I am trying to prove the following.
Proposition Let $g$ be a Lie algebra such that the first derived algebra $Dg$ is a proper ideal of $g$. Consider the quotient $g/D^1 g$, and show that the preimage of any codimension 1 subspace is
- an ideal, and
- has codimension 1.
I could show that the preimage is indeed an ideal, but I need some help with the part about the dimensions:
So suppose that $\phi: x \mapsto [x]$ is the quotient projection. And write $[h] + Dg$ for a codimension 1 subspace of $g$ (here $h\subset g$). Then the preimage of this subspace is just the linear span $h+Dg\leq g$. Let $y+z \in h+Dg$ with $y\in h$ and $z\in Dg$. Let $x\in g$. We want to show that $[x, y+z]\in h$, ie that $h + Dg \lhd g$. We can write $x$ as $x_0+x_1$ for $x_0 \in Dg$, $x_1\not\in Dg$. Then $$[x,y+z] = [x_0, y+z] + [x_1, y] + [x_1,z] \in h + Dg$$ The inclusion follows since $Dg$ is an ideal so the first and third terms belong $Dg$; and $[x_1, y] \in D_g$, as $g/Dg$ is abelian.

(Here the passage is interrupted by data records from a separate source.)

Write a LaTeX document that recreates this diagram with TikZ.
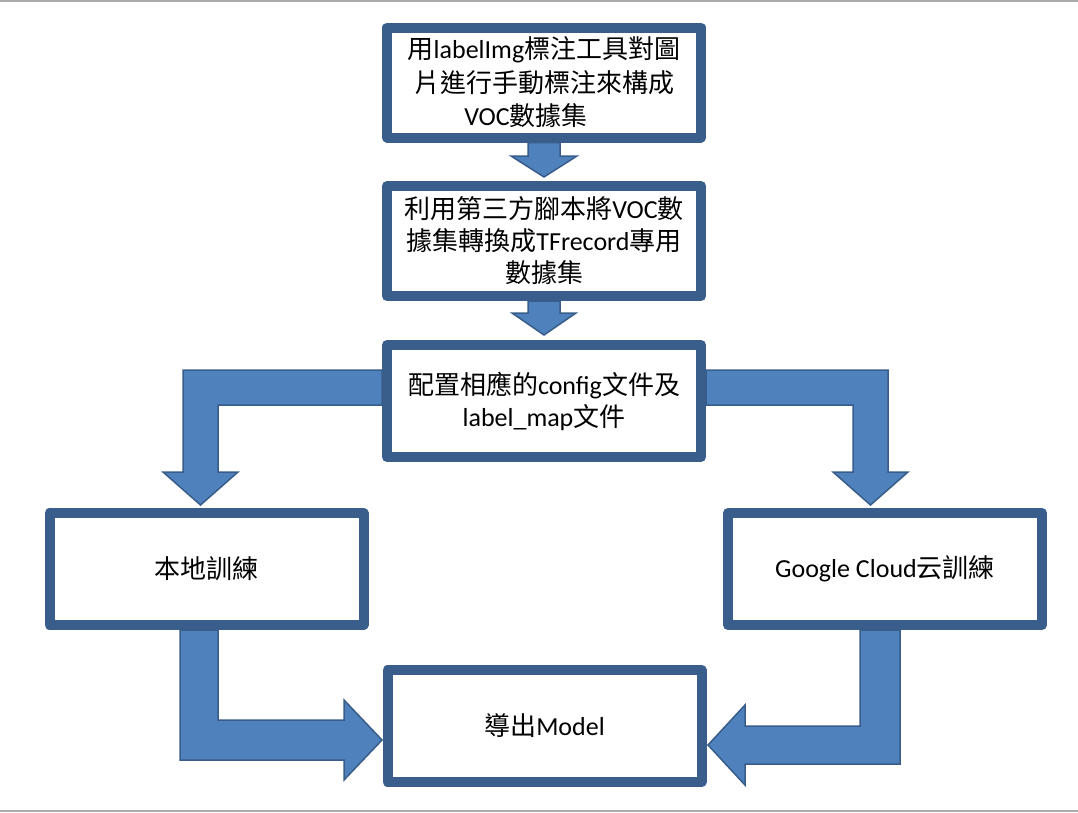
\documentclass[tikz,border=0pt]{standalone}
\usepackage{fontspec}
\setmainfont{Noto Sans CJK TC}
\newfontfamily\latfont{Carlito}
\newcommand\lt[1]{{\latfont #1}}
\usetikzlibrary{calc}
\pgfdeclarelayer{bg}
\pgfsetlayers{bg,main}
\definecolor{boxline}{HTML}{3A5E8C}
\definecolor{arrfill}{HTML}{4F81BD}
\definecolor{arrline}{HTML}{385D8A}
\definecolor{rulegray}{HTML}{ABABAB}
\begin{document}
\begin{tikzpicture}[x=1pt,y=-1pt,
  procbox/.style={draw=boxline, line width=10pt, line join=round, fill=white,
    minimum width=314pt, minimum height=110pt, inner sep=0pt, align=center,
    font=\fontsize{26}{32}\selectfont},
  blockarrow/.style={fill=arrfill, draw=arrline, line width=1.5pt, line join=miter}]
\useasboundingbox (0,0) rectangle (1078,812);
\draw[rulegray, line width=1.5pt] (0,0.75) -- (1078,0.75);
\draw[rulegray, line width=1.5pt] (0,811) -- (1078,811);

\node[procbox, font=\fontsize{26}{33.5}\selectfont] (b1) at (544,82.5) {用\lt{labelImg}標注工具對圖\\片進行手動標注來構成\\\lt{VOC}數據集\hspace*{36pt}};
\node[procbox] (b2) at (544,241) {利用第三方腳本將\lt{VOC}數\\據集轉換成\lt{TFrecord}專用\\數據集};
\node[procbox, minimum height=112pt] (b3) at (544,401) {配置相應的\lt{config}文件及\\\lt{label\_map}文件};
\node[procbox, minimum height=112pt] (b4) at (206.5,569) {本地訓練};
\node[procbox, minimum height=112pt] (b5) at (885,569) {\lt{Google Cloud}云訓練};
\node[procbox, minimum height=112pt] (b6) at (544.5,726) {導出\lt{Model}};

\begin{pgfonlayer}{bg}
% b1 -> b2
\coordinate (t12) at ($(b2.north)+(0,-4)$);
\filldraw[blockarrow] ($(b1.south)+(-16,0)$) -- ($(t12)+(-16,-21)$) -- ($(t12)+(-33,-21)$) -- (t12)
  -- ($(t12)+(33,-21)$) -- ($(t12)+(16,-21)$) -- ($(b1.south)+(16,0)$) -- cycle;
% b2 -> b3
\coordinate (t23) at ($(b3.north)+(0,-5)$);
\filldraw[blockarrow] ($(b2.south)+(-16,0)$) -- ($(t23)+(-16,-22)$) -- ($(t23)+(-32,-22)$) -- (t23)
  -- ($(t23)+(32,-22)$) -- ($(t23)+(16,-22)$) -- ($(b2.south)+(16,0)$) -- cycle;
% b3 -> b4
\coordinate (TL) at ($(b4.north)+(-6,-3)$);
\coordinate (lA) at ($(TL)+(-17.5,-135)$);
\coordinate (lB) at ($(TL)+(17.5,-100)$);
\filldraw[blockarrow] (b3.west |- lA) -- (lA) -- ($(TL)+(-17.5,-33)$) -- ($(TL)+(-37.5,-33)$) -- (TL)
  -- ($(TL)+(37.5,-33)$) -- ($(TL)+(17.5,-33)$) -- (lB) -- (b3.west |- lB) -- cycle;
% b3 -> b5
\coordinate (TR) at ($(b5.north)+(-14.5,-3)$);
\coordinate (rA) at ($(TR)+(17.5,-135)$);
\coordinate (rB) at ($(TR)+(-17.5,-100)$);
\filldraw[blockarrow] (b3.east |- rA) -- (rA) -- ($(TR)+(17.5,-33)$) -- ($(TR)+(37.5,-33)$) -- (TR)
  -- ($(TR)+(-37.5,-33)$) -- ($(TR)+(-17.5,-33)$) -- (rB) -- (b3.east |- rB) -- cycle;
% b4 -> b6
\coordinate (TBL) at ($(b6.west)+(-0.5,14)$);
\coordinate (bA) at ($(TBL)+(-202,20)$);
\coordinate (bB) at ($(TBL)+(-164,-20)$);
\filldraw[blockarrow] (bA |- b4.south) -- (bA) -- ($(TBL)+(-38,20)$) -- ($(TBL)+(-38,40)$) -- (TBL)
  -- ($(TBL)+(-38,-40)$) -- ($(TBL)+(-38,-20)$) -- (bB) -- (bB |- b4.south) -- cycle;
% b5 -> b6
\coordinate (TBR) at ($(b6.east)+(1.5,19)$);
\coordinate (cA) at ($(TBR)+(192,19)$);
\coordinate (cB) at ($(TBR)+(152,-19)$);
\filldraw[blockarrow] (cA |- b5.south) -- (cA) -- ($(TBR)+(37,19)$) -- ($(TBR)+(37,40)$) -- (TBR)
  -- ($(TBR)+(37,-40)$) -- ($(TBR)+(37,-19)$) -- (cB) -- (cB |- b5.south) -- cycle;
\end{pgfonlayer}
\end{tikzpicture}
\end{document}
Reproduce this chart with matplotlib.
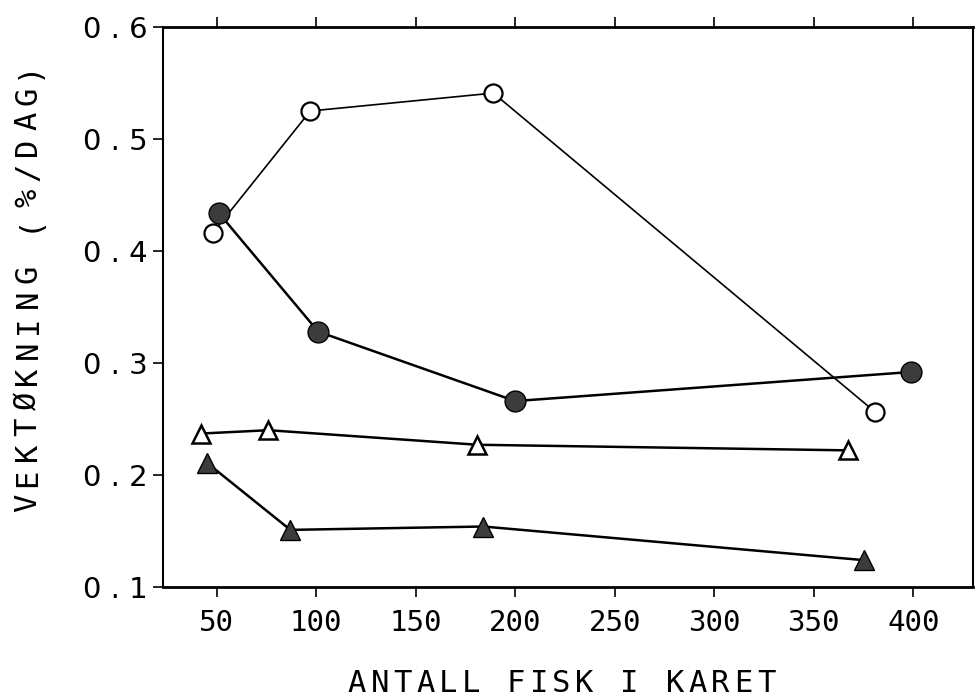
import matplotlib
matplotlib.use("Agg")
import matplotlib.pyplot as plt

# values
open_circ_x = [48, 97, 189, 381]
open_circ_y = [0.416, 0.525, 0.541, 0.256]
fill_circ_x = [51, 101, 200, 399]
fill_circ_y = [0.434, 0.328, 0.266, 0.292]
open_tri_x = [42, 76, 181, 367]
open_tri_y = [0.237, 0.240, 0.227, 0.222]
fill_tri_x = [45, 87, 184, 375]
fill_tri_y = [0.211, 0.151, 0.154, 0.124]

xticks = [50, 100, 150, 200, 250, 300, 350, 400]
yticks = [0.1, 0.2, 0.3, 0.4, 0.5, 0.6]
ytick_labels = ["0 . 1", "0 . 2", "0 . 3", "0 . 4", "0 . 5", "0 . 6"]
xlabel = "ANTALL FISK I KARET"
ylabel = "VEKTØKNING (%/DAG)"

mono = "DejaVu Sans Mono"
W, H = 976, 698
fig = plt.figure(figsize=(W/100, H/100), dpi=100)
ax = fig.add_axes([163/W, 1-587/H, (973-163)/W, (587-27)/H])

dark = "#3c3c3c"
ax.plot(open_circ_x, open_circ_y, color="black", lw=1.2, marker="o", ms=13,
        mfc="white", mec="black", mew=1.6, zorder=3)
ax.plot(fill_circ_x, fill_circ_y, color="black", lw=1.8, marker="o", ms=15,
        mfc=dark, mec="black", mew=1.0, zorder=3)
ax.plot(open_tri_x, open_tri_y, color="black", lw=1.8, marker="^", ms=13,
        mfc="white", mec="black", mew=1.8, zorder=3)
ax.plot(fill_tri_x, fill_tri_y, color="black", lw=1.8, marker="^", ms=14,
        mfc=dark, mec="black", mew=1.0, zorder=3)

ax.set_xlim(23, 430)
ax.set_ylim(0.1, 0.6)
ax.set_xticks(xticks)
ax.set_xticklabels([str(t) for t in xticks], family=mono, fontsize=21)
ax.set_yticks(yticks)
ax.set_yticklabels(ytick_labels, fontsize=21)
ax.tick_params(axis="x", direction="out", length=7, width=1.2,
               top=True, pad=9)
ax.tick_params(axis="y", direction="out", length=7, width=1.2, pad=4)
for side in ["left", "right"]:
    ax.spines[side].set_linewidth(1.5)
for side in ["top", "bottom"]:
    ax.spines[side].set_linewidth(2.0)

# plotter style lettering: wide, even letter spacing
def spaced(text, x0, x1, y, vertical=False):
    step = (x1 - x0) / (len(text) - 1)
    for i, ch in enumerate(text):
        if vertical:
            fig.text(y/W, 1-(x1 - i*step)/H, ch, family=mono, fontsize=22,
                     ha="center", va="center", rotation=90)
        else:
            fig.text((x0 + i*step)/W, 1-y/H, ch, family=mono, fontsize=22,
                     ha="center", va="center")

spaced(xlabel, 357, 766, 683)
spaced(ylabel, 70, 503, 28, vertical=True)

fig.savefig("out.png", dpi=100)
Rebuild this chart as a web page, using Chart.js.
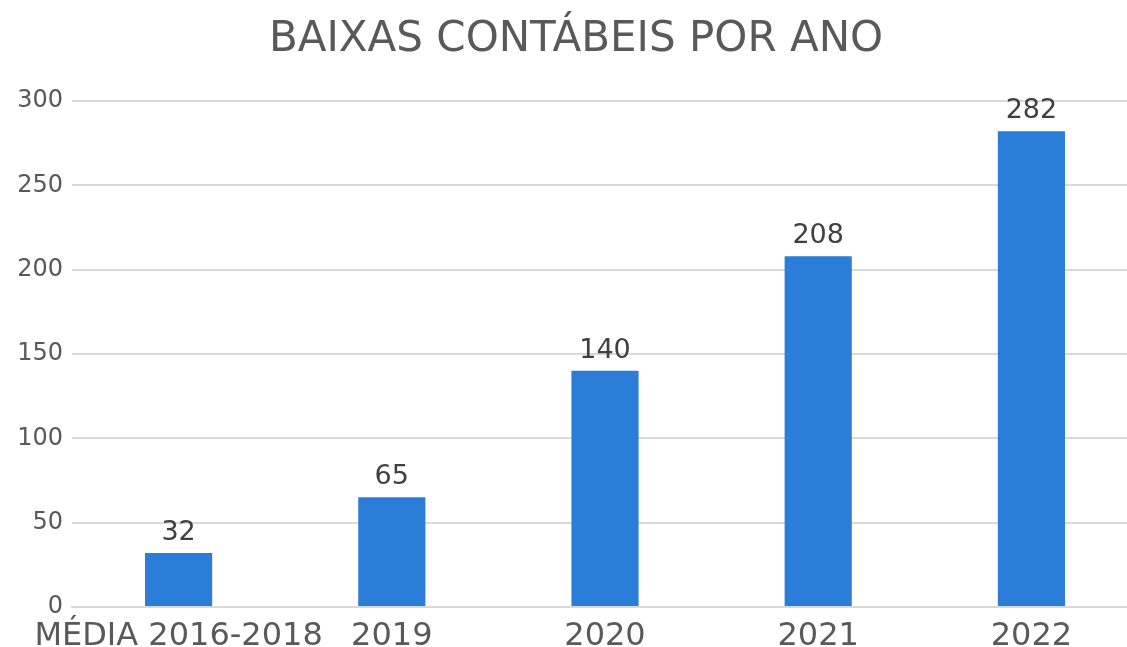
<!DOCTYPE html>
<html>
<head>
<meta charset="utf-8">
<script src="https://cdn.jsdelivr.net/npm/chart.js@4"></script>
<style>
  html, body { margin: 0; padding: 0; overflow: hidden; background: #fff; }
  .chart-box { width: 1138px; height: 647px; }
</style>
</head>
<body>
<div class="chart-box"><canvas id="myChart"></canvas></div>
<script>
// data
const categories = ["MÉDIA 2016-2018", "2019", "2020", "2021", "2022"];
const baixas = [32, 65, 140, 208, 282];
const yTicks = [0, 50, 100, 150, 200, 250, 300];
const chartTitle = 'BAIXAS CONTÁBEIS POR ANO';

const FONT = "'DejaVu Sans', sans-serif";

// title + value labels
const textPlugin = {
  id: 'textPlugin',
  afterDatasetsDraw(chart) {
    const ctx = chart.ctx;
    const meta = chart.getDatasetMeta(0);
    ctx.save();
    ctx.font = '27px ' + FONT;
    ctx.fillStyle = '#404040';
    ctx.textAlign = 'center';
    ctx.textBaseline = 'alphabetic';
    meta.data.forEach((bar, i) => {
      ctx.fillText(chart.data.datasets[0].data[i], bar.x, bar.y - 13);
    });
    // title
    ctx.font = '42px ' + FONT;
    ctx.fillStyle = '#595959';
    ctx.textBaseline = 'middle';
    ctx.fillText(chartTitle, 576, 40);
    ctx.restore();
  }
};

const data = {
  labels: categories,
  datasets: [{
    label: 'Baixas',
    data: baixas,
    backgroundColor: '#2A7ED8',
    borderWidth: 0,
    categoryPercentage: 1,
    barPercentage: 0.315,
  }]
};

const config = {
  type: 'bar',
  data: data,
  options: {
    responsive: true,
    maintainAspectRatio: false,
    animation: false,
    layout: { padding: { left: 0, right: 0, top: 101, bottom: 0 } },
    plugins: {
      legend: { display: false },
      tooltip: { enabled: false },
      title: { display: false },
    },
    scales: {
      x: {
        grid: { display: false, drawTicks: false },
        border: { display: true, color: '#d9d9d9', width: 2 },
        ticks: {
          color: '#595959',
          font: { family: FONT, size: 32 },
          padding: 10,
          maxRotation: 0,
          autoSkip: false,
        },
        afterFit(scale) { scale.height = 40; },
      },
      y: {
        min: 0,
        max: 300,
        afterBuildTicks(scale) { scale.ticks = yTicks.map(v => ({ value: v })); },
        grid: { color: '#d9d9d9', lineWidth: 2, drawTicks: false },
        border: { display: false },
        ticks: {
          color: '#595959',
          font: { family: FONT, size: 24 },
          padding: 9,
        },
        afterFit(scale) { scale.width = 72; },
      },
    },
  },
  plugins: [textPlugin],
};

const myChart = new Chart(document.getElementById('myChart'), config);
</script>
</body>
</html>
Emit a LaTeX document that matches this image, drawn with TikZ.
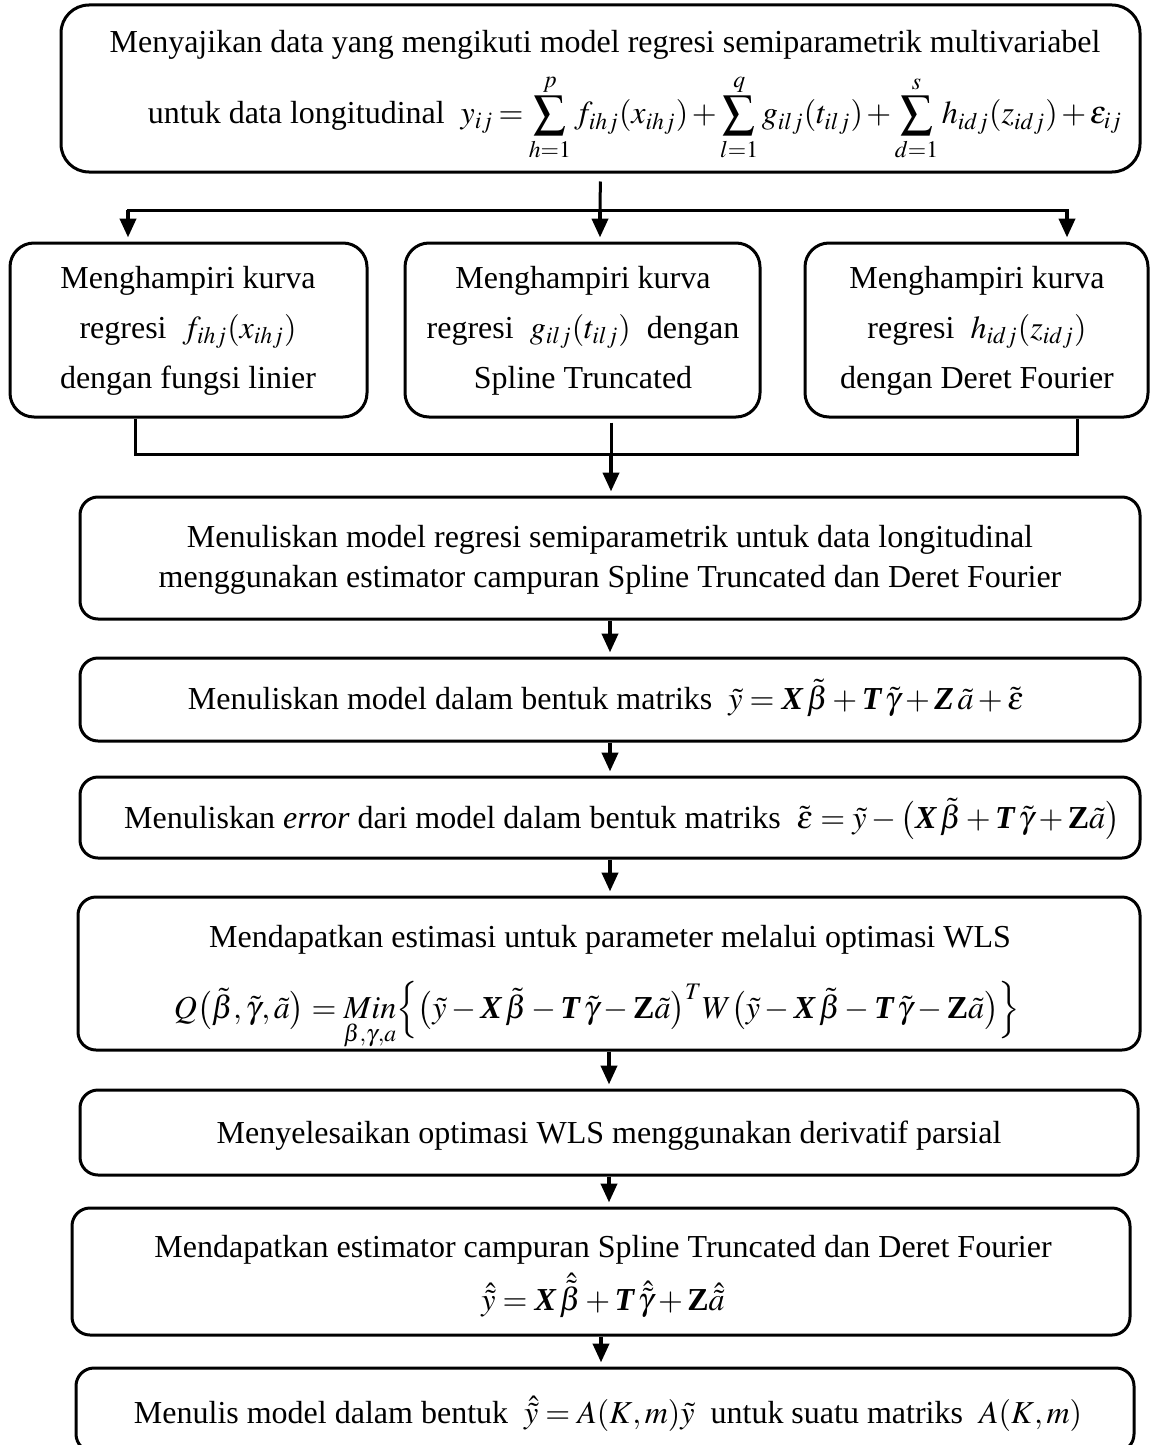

The dimension of the preimage of a codimension $1$ vector subspace by a surjective linear map $f:V\rightarrow W$ has codimension $1$. Let $L$ be a subspace of $W$ of codimension $1$, there exists $y$ such that $y+L=W$, write $f(x)=y$. For every $z\in V$, $f(z)=u+ay, u\in L$ write $u=f(u')$, this implies that $f(z-u'-ax)=0$ and $z-ax-u'\subset Ker f\subset f^{-1}(L)$. We deduce that $V=f^{-1}(L)+x$.